▸ **Information provided**:
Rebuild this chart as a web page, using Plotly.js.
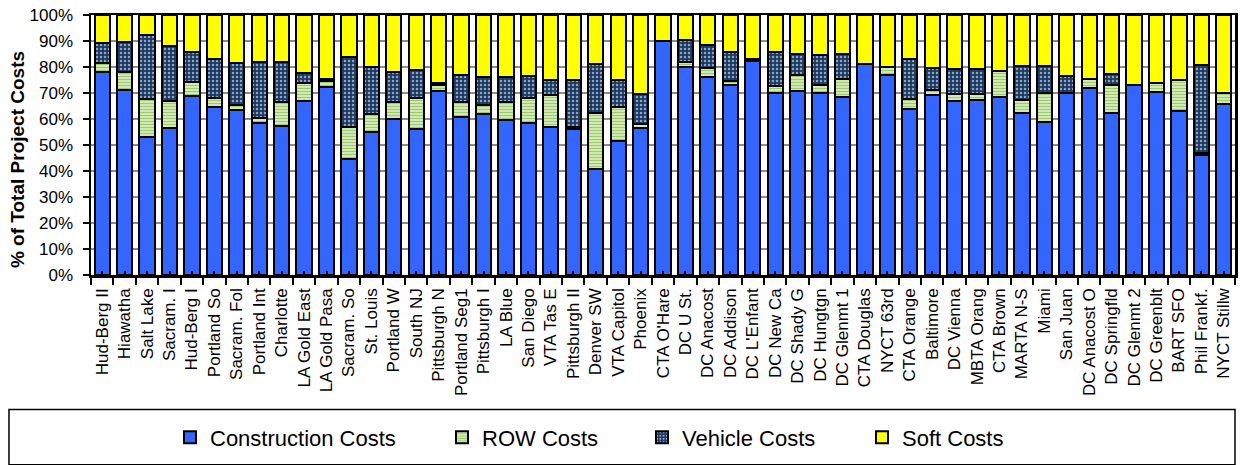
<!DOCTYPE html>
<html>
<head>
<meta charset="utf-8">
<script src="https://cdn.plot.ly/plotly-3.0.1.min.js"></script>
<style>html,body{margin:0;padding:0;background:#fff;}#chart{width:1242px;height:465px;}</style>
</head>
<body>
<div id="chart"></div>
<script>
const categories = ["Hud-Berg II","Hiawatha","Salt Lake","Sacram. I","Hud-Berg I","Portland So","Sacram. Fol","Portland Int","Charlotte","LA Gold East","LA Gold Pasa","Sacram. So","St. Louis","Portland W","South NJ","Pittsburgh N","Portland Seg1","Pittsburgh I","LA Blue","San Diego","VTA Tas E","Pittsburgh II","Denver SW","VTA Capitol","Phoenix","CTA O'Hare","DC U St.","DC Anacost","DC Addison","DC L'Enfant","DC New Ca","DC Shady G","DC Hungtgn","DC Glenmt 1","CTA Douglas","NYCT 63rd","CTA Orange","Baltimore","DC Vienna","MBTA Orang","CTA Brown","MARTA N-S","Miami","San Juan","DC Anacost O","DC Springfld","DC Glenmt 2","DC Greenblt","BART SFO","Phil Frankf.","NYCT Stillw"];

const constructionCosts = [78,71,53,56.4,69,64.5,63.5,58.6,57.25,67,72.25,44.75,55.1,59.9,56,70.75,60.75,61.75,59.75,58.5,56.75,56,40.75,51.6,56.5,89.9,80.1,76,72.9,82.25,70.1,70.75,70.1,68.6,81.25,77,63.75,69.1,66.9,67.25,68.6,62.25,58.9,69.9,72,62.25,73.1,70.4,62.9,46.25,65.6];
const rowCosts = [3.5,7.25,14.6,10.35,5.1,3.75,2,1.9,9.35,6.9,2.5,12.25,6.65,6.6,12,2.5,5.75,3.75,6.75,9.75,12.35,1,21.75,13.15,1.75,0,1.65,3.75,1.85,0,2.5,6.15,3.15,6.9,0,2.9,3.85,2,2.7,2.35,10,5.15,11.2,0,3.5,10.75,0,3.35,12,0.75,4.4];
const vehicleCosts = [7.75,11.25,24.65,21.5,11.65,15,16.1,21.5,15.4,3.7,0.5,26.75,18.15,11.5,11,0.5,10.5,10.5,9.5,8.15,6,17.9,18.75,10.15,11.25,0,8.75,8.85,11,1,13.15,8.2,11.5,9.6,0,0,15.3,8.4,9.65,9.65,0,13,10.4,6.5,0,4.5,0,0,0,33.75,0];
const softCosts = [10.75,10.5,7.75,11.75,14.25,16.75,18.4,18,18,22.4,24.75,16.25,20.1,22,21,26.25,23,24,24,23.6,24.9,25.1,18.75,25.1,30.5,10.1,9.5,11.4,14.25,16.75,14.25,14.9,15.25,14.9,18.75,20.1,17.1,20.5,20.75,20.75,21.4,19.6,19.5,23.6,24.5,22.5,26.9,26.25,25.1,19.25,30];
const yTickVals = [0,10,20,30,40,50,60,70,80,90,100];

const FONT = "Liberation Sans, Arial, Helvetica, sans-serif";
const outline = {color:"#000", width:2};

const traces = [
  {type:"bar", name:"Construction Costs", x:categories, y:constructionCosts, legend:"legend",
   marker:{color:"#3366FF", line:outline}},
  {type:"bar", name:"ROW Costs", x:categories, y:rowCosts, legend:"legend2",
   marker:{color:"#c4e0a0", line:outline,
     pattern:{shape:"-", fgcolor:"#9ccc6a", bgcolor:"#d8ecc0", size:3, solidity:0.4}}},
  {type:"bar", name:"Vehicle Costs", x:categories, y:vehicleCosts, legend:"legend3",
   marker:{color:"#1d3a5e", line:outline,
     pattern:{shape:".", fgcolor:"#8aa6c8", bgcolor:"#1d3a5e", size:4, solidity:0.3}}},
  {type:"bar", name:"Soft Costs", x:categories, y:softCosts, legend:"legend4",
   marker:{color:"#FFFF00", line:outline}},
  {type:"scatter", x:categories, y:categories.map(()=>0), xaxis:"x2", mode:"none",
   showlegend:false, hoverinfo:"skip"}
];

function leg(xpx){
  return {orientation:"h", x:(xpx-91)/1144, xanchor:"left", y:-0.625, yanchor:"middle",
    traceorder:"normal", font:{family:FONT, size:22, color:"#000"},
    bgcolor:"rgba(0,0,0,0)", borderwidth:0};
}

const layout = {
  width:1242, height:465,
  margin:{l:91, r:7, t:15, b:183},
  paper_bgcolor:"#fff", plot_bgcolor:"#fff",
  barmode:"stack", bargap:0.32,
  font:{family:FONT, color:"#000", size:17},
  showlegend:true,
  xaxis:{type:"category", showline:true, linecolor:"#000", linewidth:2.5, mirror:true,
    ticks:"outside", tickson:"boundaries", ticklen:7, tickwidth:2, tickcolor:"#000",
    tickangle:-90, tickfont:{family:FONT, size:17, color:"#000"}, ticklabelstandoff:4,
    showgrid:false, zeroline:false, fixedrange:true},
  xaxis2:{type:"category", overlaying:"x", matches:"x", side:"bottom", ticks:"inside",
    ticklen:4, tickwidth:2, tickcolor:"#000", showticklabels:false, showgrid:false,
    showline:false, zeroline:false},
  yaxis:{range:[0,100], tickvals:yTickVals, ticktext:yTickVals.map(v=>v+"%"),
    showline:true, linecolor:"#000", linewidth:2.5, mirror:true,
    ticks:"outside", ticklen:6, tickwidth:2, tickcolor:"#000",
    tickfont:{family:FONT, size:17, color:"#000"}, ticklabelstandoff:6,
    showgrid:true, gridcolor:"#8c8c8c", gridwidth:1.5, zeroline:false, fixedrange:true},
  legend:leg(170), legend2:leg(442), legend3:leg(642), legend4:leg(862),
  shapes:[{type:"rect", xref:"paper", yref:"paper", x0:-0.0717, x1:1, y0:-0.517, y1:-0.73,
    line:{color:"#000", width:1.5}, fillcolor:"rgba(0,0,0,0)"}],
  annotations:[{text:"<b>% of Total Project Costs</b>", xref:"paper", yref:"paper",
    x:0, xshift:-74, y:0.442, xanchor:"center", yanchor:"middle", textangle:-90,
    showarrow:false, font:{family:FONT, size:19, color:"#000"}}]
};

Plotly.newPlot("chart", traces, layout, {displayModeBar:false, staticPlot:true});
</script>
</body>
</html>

▸ **Task to carry out**: Which lines hold the word "chart"? Copy every one of them.

▸ **Response to this exercise**:
Rebuild this chart as a web page, using Plotly.js.
<style>html,body{margin:0;padding:0;background:#fff;}#chart{width:1242px;height:465px;}</style>
<div id="chart"></div>
Plotly.newPlot("chart", traces, layout, {displayModeBar:false, staticPlot:true});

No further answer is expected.